Authors: Pranith Kumar, Dilan Manatunga

This project contains a library implementation of Recoverable Virtual Memory.

• rvm.h
  • Header containing interface functions
• rvm_internal.h
  • Header for internal RVM implementation
• rvm.cpp
  • Main code for RVM implementation
• tests/
  • Directory containing tests to verify RVM semantics

An application uses the RVM library by first creating an rvm instance using the rvm_init() call. This call takes in a directory path. To support recoverable virtual memory, the library uses this path as a backing directory. The backing directory will contain backing files that represent portions of recoverable virtual memory as well as log file that contains any recent committed changes.

An application can then map recoverable virtual memory segments into their memory space using the rvm_map() call. If a segment previously existed, the library reads the memory segment from the backing file and then applies any applicable changes from the log. If a segment did not exist, then the library simply returns a 0-filled region.

To support recovery, all persistent changes to recoverable virtual memory segments should be wrapped in a transaction. Specifically, an application calls rvm_begin_trans() and passes in a list of segments that may be modified. Before a portion of a segment is about to be changed, the application should call rvm_about_to_modify(). At this point, the library makes an in-memory copy of that segment to serve as an undo record. This is to support the feature where an application can call rvm_abort_trans() during a transaction, and all segments will revert back to any changes made to regions specified in the rvm_about_to_modify() calls. Note, for safety reasons, rvm_about_to_modify() can be called multiple times, even if changes do not occur. For performance, if multiple rvm_about_to_modify() calls specify the same region, the library will only maintain the undo-copy from the first call.

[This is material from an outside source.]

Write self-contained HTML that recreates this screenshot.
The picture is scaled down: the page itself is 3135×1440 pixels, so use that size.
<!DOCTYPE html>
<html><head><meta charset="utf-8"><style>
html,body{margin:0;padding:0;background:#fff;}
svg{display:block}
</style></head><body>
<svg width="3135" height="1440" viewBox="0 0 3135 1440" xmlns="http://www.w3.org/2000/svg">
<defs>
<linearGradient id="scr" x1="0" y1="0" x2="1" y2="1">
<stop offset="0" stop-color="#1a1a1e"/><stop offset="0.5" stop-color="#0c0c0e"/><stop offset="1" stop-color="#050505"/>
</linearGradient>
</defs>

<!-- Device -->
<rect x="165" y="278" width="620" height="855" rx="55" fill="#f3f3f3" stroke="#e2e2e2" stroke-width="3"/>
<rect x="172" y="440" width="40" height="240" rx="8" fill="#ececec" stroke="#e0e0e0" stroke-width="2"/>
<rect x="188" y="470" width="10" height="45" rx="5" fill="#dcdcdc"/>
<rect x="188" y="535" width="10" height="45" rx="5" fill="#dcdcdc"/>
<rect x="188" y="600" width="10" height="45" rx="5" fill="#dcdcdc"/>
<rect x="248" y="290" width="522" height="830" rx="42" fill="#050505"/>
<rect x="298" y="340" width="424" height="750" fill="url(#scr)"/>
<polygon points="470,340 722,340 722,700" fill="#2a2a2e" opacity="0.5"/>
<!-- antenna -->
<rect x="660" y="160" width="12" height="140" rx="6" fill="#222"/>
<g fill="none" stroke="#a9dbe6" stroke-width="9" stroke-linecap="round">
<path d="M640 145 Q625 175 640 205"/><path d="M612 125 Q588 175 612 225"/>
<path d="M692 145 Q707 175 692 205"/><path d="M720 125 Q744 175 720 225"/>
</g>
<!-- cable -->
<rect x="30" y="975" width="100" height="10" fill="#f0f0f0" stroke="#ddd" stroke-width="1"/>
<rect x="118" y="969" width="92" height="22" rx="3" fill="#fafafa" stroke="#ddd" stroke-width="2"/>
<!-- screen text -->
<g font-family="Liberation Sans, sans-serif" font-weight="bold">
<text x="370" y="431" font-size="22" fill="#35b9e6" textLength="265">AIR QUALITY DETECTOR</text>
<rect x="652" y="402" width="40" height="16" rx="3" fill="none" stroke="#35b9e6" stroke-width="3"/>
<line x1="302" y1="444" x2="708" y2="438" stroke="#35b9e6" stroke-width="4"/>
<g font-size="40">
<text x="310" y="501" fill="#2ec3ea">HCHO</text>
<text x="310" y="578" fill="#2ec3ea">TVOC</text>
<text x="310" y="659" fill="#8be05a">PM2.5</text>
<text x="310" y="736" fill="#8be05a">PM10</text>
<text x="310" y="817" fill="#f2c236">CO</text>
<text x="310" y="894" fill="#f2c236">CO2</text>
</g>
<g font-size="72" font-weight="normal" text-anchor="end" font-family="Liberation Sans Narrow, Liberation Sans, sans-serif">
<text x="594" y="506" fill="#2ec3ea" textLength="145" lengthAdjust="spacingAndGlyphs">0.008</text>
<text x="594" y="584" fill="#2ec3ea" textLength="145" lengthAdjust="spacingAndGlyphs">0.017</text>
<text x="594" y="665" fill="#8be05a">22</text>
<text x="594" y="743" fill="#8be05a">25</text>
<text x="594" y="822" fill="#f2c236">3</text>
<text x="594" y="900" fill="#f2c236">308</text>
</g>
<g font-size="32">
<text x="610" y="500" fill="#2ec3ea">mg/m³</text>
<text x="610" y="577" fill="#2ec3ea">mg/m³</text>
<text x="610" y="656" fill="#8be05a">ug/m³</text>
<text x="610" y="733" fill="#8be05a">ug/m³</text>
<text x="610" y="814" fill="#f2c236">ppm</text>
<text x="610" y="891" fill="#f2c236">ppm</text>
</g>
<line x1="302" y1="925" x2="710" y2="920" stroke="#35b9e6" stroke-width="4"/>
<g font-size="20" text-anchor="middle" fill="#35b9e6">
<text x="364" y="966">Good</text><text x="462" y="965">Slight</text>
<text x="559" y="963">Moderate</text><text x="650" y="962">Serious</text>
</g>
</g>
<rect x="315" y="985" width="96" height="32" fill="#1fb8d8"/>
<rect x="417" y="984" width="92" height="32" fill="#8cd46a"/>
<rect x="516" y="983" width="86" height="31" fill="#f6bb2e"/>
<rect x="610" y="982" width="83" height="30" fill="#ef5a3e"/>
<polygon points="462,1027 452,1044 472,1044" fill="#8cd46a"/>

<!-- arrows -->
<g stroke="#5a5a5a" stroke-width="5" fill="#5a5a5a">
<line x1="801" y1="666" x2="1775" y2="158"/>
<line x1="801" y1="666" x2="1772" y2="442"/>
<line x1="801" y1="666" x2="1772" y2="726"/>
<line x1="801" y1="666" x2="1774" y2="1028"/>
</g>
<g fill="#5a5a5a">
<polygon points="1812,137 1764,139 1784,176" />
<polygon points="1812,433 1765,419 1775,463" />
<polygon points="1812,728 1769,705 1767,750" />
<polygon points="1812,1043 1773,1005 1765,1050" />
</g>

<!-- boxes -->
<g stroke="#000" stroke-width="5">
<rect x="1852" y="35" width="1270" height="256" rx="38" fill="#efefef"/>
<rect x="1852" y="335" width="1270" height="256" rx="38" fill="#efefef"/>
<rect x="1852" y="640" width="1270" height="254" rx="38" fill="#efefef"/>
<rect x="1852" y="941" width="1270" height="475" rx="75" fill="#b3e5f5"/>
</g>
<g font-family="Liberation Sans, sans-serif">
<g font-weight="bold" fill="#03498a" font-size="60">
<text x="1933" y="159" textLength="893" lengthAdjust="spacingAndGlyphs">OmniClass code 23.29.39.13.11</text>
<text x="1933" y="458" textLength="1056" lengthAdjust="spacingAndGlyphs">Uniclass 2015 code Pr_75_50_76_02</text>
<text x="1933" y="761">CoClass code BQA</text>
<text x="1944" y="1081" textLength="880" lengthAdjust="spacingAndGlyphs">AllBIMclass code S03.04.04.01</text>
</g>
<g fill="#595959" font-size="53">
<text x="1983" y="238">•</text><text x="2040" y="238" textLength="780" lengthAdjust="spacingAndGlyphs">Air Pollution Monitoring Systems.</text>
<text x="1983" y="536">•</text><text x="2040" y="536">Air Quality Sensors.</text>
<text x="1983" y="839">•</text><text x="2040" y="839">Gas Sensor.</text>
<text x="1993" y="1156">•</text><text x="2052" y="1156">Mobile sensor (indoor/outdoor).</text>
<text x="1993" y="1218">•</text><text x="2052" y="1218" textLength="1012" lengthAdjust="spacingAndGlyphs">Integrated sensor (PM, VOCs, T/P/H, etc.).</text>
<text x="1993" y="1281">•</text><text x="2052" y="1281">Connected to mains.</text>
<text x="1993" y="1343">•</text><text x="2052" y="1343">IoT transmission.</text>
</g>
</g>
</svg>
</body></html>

An application can persist any changes made through the rvm_commit_trans() call. At this point, the library will copy the data from all the regions specified in about_to_modify() calls and then persist these changes to the log file. Segment changes are persisted to the log file instead of the backing file for performance reasons. (See Section Log File).

If an application aborts a transaction through rvm_abort_trans(), then the library will copy back the undo record to the segment, thereby undoing any changes.

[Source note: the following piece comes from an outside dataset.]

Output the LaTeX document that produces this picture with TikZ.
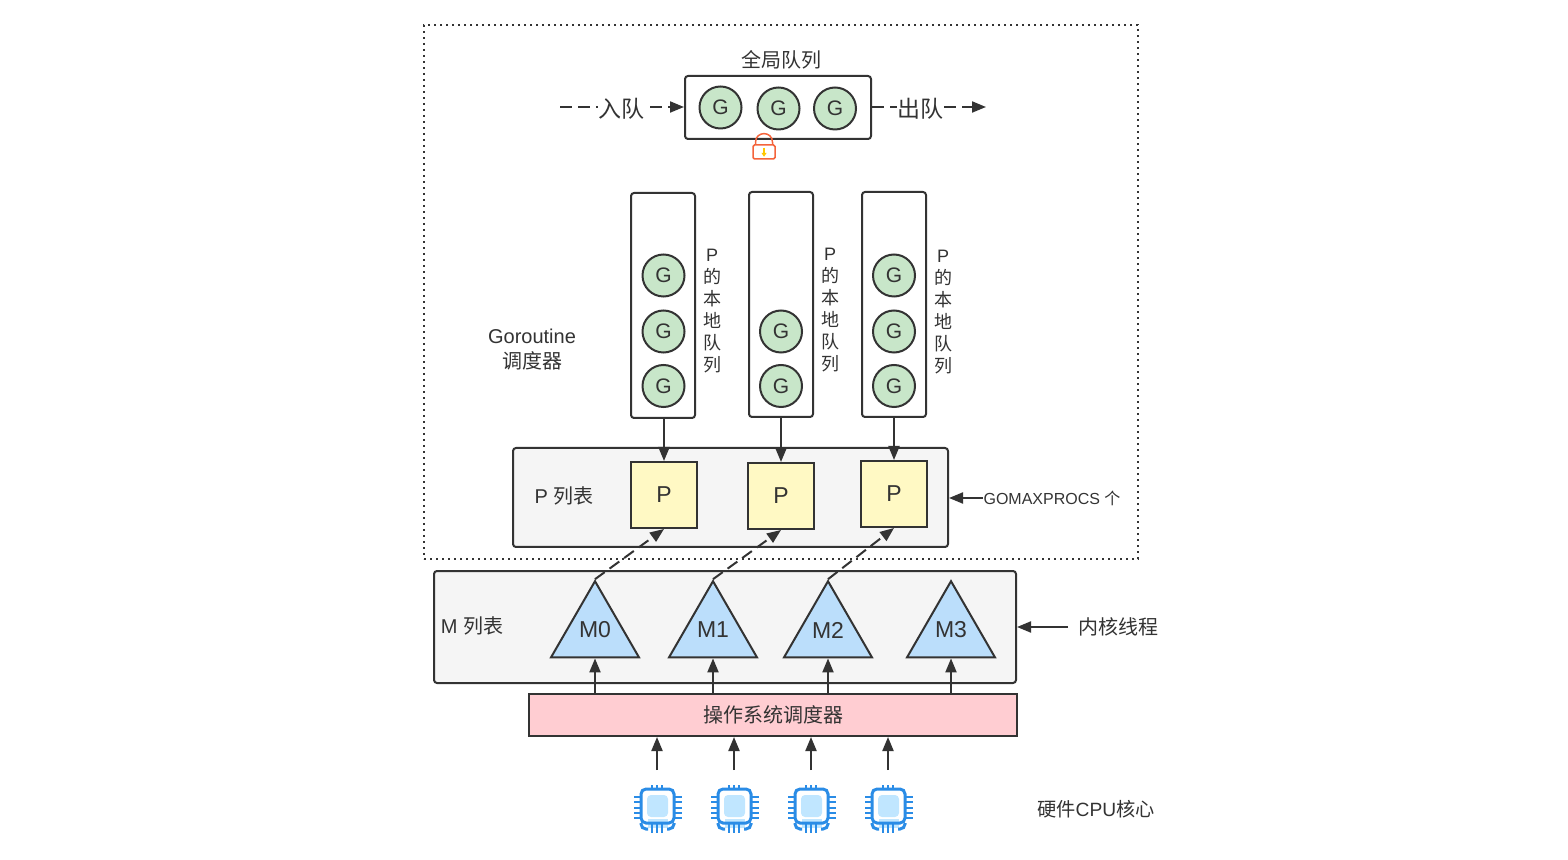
\documentclass[tikz,border=0pt]{standalone}
\usepackage{fontspec}
\setmainfont{Liberation Sans}
\newfontfamily\cjk{Noto Sans CJK SC}
\usetikzlibrary{arrows.meta,shapes.geometric}

\definecolor{ink}{HTML}{333333}
\definecolor{listgray}{HTML}{F5F5F5}
\definecolor{ggreen}{HTML}{C8E6C9}
\definecolor{pyellow}{HTML}{FFF9C4}
\definecolor{mblue}{HTML}{BBDEFB}
\definecolor{ospink}{HTML}{FFCDD2}
\definecolor{chipblue}{HTML}{2A8CE6}
\definecolor{chippale}{HTML}{C0E6FF}
\definecolor{lockred}{HTML}{F4643C}
\definecolor{lockyellow}{HTML}{FFC800}

\newcommand{\zh}[1]{{\cjk #1}}

\tikzset{
  box/.style={draw=ink, line width=1pt, rounded corners=1.5pt, inner sep=0pt},
  listbox/.style={box, fill=listgray},
  gnode/.style={draw=ink, line width=1pt, circle, fill=ggreen, minimum size=21pt, inner sep=0pt, font=\fontsize{10.5}{12}\selectfont},
  pnode/.style={draw=ink, line width=1pt, fill=pyellow, minimum size=33pt, inner sep=0pt, font=\fontsize{11.5}{13}\selectfont},
  mnode/.style={draw=ink, line width=1pt, fill=mblue, regular polygon, regular polygon sides=3, minimum size=50.8pt, inner sep=0pt},
  mtxt/.style={inner sep=0pt, font=\fontsize{11.5}{13}\selectfont},
  txt/.style={inner sep=0pt, align=center, font=\fontsize{10}{12.5}\selectfont},
  vtxt/.style={inner sep=0pt, align=center, font=\fontsize{9}{11}\selectfont},
  flow/.style={-{Triangle[length=7pt,width=5.5pt]}, draw=ink, line width=1pt},
  dflow/.style={flow, dash pattern=on 6pt off 3pt},
  chipnode/.style={minimum size=24pt, inner sep=0pt},
  chip/.pic={
    \fill[chippale] (-10,10) rectangle (10,19);
    \fill[chippale, rounded corners=2pt] (-11,-14) rectangle (10,8);
    \draw[chipblue, line width=1.5pt, rounded corners=2.5pt] (-17,-20) rectangle (16,14);
    \draw[chipblue, line width=1.5pt, rounded corners=2.5pt] (-10,20) -- (-17,20) -- (-17,14);
    \draw[chipblue, line width=1.5pt, rounded corners=2.5pt] (9,20) -- (16,20) -- (16,14);
    \foreach \py in {-12,-7,-1,4,9} {
      \draw[chipblue, line width=1.3pt] (-24,\py) -- (-17,\py);
      \draw[chipblue, line width=1.3pt] (16,\py) -- (24,\py);
    }
    \foreach \px in {-6,-1,4} {
      \draw[chipblue, line width=1.3pt] (\px,-24) -- (\px,-20);
      \draw[chipblue, line width=1.3pt] (\px,15) -- (\px,24);
    }
  }
}

\begin{document}
\begin{tikzpicture}[x=0.5pt, y=-0.5pt, text=ink]

  \useasboundingbox (0,0) rectangle (1568,860);

  \node (sched) [draw=ink, line width=1pt, dotted, minimum width=357pt, minimum height=267pt, inner sep=0pt] at (781,292) {};

  \node (gtitle) [txt] at (781,60) {\zh{全局队列}};
  \node (gqueue) [box, minimum width=93pt, minimum height=31.5pt] at (778,107.5) {};
  \node (g1) [gnode] at (720.5,107.5) {G};
  \node (g2) [gnode] at (778.5,108.5) {G};
  \node (g3) [gnode] at (835,108.5) {G};

  \coordinate (enq) at (560,107);
  \coordinate (deq) at (986,107);
  \draw[dflow] (enq) -- (gqueue.west |- enq);
  \draw[dflow] (gqueue.east |- deq) -- (deq);
  \node (enqtxt) [txt, fill=white, font=\fontsize{11.5}{13}\selectfont] at (621,109) {\zh{入队}};
  \node (deqtxt) [txt, fill=white, font=\fontsize{11.5}{13}\selectfont] at (920,109) {\zh{出队}};

  \node (lock) [draw=lockred, line width=0.75pt, rounded corners=0.75pt, fill=white, minimum width=11pt, minimum height=7pt, inner sep=0pt] at (764,152) {};
  \draw[lockred, line width=0.75pt] (lock.north) ++(-8.5,0) -- ++(0,-2) .. controls +(0,-11.5) and +(0,-11.5) .. ++(17,0) -- ++(0,2);
  \draw[lockyellow, line width=0.6pt, -{Triangle[length=2pt,width=2.5pt]}] ([yshift=2.2pt]lock.center) -- ([yshift=-2.4pt]lock.center);

  \node (lq1) [box, minimum width=32pt, minimum height=112.5pt] at (663,305.5) {};
  \node (lq2) [box, minimum width=32pt, minimum height=112.5pt] at (781,304.5) {};
  \node (lq3) [box, minimum width=32pt, minimum height=112.5pt] at (894,304.5) {};

  \node (g11) [gnode] at (663.5,275.5) {G};
  \node (g12) [gnode] at (663.5,331.5) {G};
  \node (g13) [gnode] at (663.5,386) {G};
  \node (g22) [gnode] at (781,331.5) {G};
  \node (g23) [gnode] at (781,386) {G};
  \node (g31) [gnode] at (894,275.5) {G};
  \node (g32) [gnode] at (894,331.5) {G};
  \node (g33) [gnode] at (894,386) {G};

  \node (lt1) [vtxt] at (712,311) {P\\\zh{的}\\\zh{本}\\\zh{地}\\\zh{队}\\\zh{列}};
  \node (lt2) [vtxt] at (830,310) {P\\\zh{的}\\\zh{本}\\\zh{地}\\\zh{队}\\\zh{列}};
  \node (lt3) [vtxt] at (943,312) {P\\\zh{的}\\\zh{本}\\\zh{地}\\\zh{队}\\\zh{列}};

  \node (gosched) [txt] at (532,350) {Goroutine\\\zh{调度器}};

  \node (plist) [listbox, minimum width=217.5pt, minimum height=49.5pt] at (730.5,497.5) {};
  \node (plisttxt) [txt] at (564,496) {P \zh{列表}};
  \node (p1) [pnode] at (664,495) {P};
  \node (p2) [pnode] at (781,496) {P};
  \node (p3) [pnode] at (894,494) {P};

  \draw[flow] (lq1.south -| p1) -- (p1.north);
  \draw[flow] (lq2.south) -- (p2.north);
  \draw[flow] (lq3.south) -- (p3.north);

  \node (gomax) [inner sep=0pt, font=\fontsize{8}{10}\selectfont] at (1052,498) {GOMAXPROCS \zh{个}};
  \draw[flow] (gomax.west) -- (plist.east |- gomax.west);

  \node (mlist) [listbox, minimum width=291pt, minimum height=56pt] at (725,627) {};
  \node (mlisttxt) [txt] at (472,626) {M \zh{列表}};
  \node (m0) [mnode] at (595,632) {};
  \node (m1) [mnode] at (713,632) {};
  \node (m2) [mnode] at (828,632) {};
  \node (m3) [mnode] at (951,632) {};
  \node (m0txt) [mtxt] at (595,630) {M0};
  \node (m1txt) [mtxt] at (713,630) {M1};
  \node (m2txt) [mtxt] at (828,630) {M2};
  \node (m3txt) [mtxt] at (951,630) {M3};

  \draw[dflow] (m0.corner 1) -- (p1.south);
  \draw[dflow] (m1.corner 1) -- (p2.south);
  \draw[dflow] (m2.corner 1) -- (p3.south);

  \node (kthread) [txt] at (1118,627) {\zh{内核线程}};
  \coordinate (kstart) at (1068,627);
  \draw[flow] (kstart) -- (mlist.east |- kstart);

  \node (os) [draw=ink, line width=1pt, fill=ospink, minimum width=244pt, minimum height=21pt, inner sep=0pt, font=\fontsize{10}{12.5}\selectfont] at (773,715) {\zh{操作系统调度器}};

  \draw[flow] (os.north -| m0) -- (m0.side 2);
  \draw[flow] (os.north -| m1) -- (m1.side 2);
  \draw[flow] (os.north -| m2) -- (m2.side 2);
  \draw[flow] (os.north -| m3) -- (m3.side 2);

  \foreach \i/\cx in {0/658,1/735,2/812,3/889} {
    \node (cpu\i) [chipnode] at (\cx,809) {};
    \pic at (cpu\i) {chip};
    \coordinate (cpuup\i) at (\cx-1,770);
    \draw[flow] (cpuup\i) -- (os.south -| cpuup\i);
  }

  \node (cputxt) [txt, font=\fontsize{9.6}{12}\selectfont] at (1096,809) {\zh{硬件}CPU\zh{核心}};

\end{tikzpicture}
\end{document}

After many committed transactions, the log file may grow large due to storing all the changes that have been made. In this case, the application can reduce the log file size by calling the rvm_truncate_log() function. THe library will then take the log file and apply the changes specified in the log file to the backing files.

The log file is a binary file that contains the changes from recently committed transactions. Transaction changes are stored in the log file instead of the backing file for performance reasons when using mechanical hard drives. Specifically, if changes were committed directly to the appropriate backing file, then the commit stage would have poor performance due to writing to random sectors in the hard drive. By writing these changes to the log file instead, we have better performance through sequential writes.

The log file is written in the following format:
<transaction-1><transaction-2>...<transaction-N>: Committed Transactions

A transaction is specified in the following format:
<int bytes>: Transaction ID
<size_t bytes>: Number of Records = N
<record-1><record-2>...<record-N>: Record of changes made in transaction
<size_t bytes>: Number of Records = N
<int bytes>: Transaction ID

Note, the transaction data begins with a transaction ID followed by the number of records and also ends with the number of records followed by the transaction ID. This is done to serve as an error detector when writing to the file. During parsing, a transaction data will be considered invalid if the IDs at the start and end do not match or if the number of records at the start or end do not match.

Records can be one of two types: REDO_RECORD or DESTROY_RECORD. The REDO_RECORD contains the changes made to a specific region in a segment during a transaction. The DESTROY_RECORD represents the destroying of a recoverable virtual memory segment (which can be done through the rvm_destroy_segment() call). The reason we have a DESTROY_RECORD is so that when rvm_destroy_segment() is called, we do not need to go through the log file and destroy any records related to the segment. Instead, by simply having a destroy record, the library can know that any time this record is encountered, any previous segment changes should be ignored.

A REDO_RECORD is specified in the following format:
<int bytes>: REDO_RECORD type code
<size_t bytes>: Length of segment name = N
<N bytes>: Characters making up segment name
<size_t bytes>: Region Offset in segment
<size_t bytes>: Size of Changed Region = M
<M bytes>: Bytes making up region of segment that was changed

A DESTROY_RECORD is specified in the following format:
<int bytes>: DESTROY_RECORD type code
<size_t bytes>: Length of segment name = N
<N bytes>: Characters making up segment name

The backing file is a simple binary file representing a recoverable virtual memory segment.

To compile a librvm.so shared library, run make in the top-level directory.

make

To compile the tests, run make in the tests directory

make

The tests can be run using the run_tests.sh script:

./run_tests.sh

Or each test can be run individually:

./test01

Note, when running a test individually, it may be necessary to delete the backing directory that was created in previous test runs.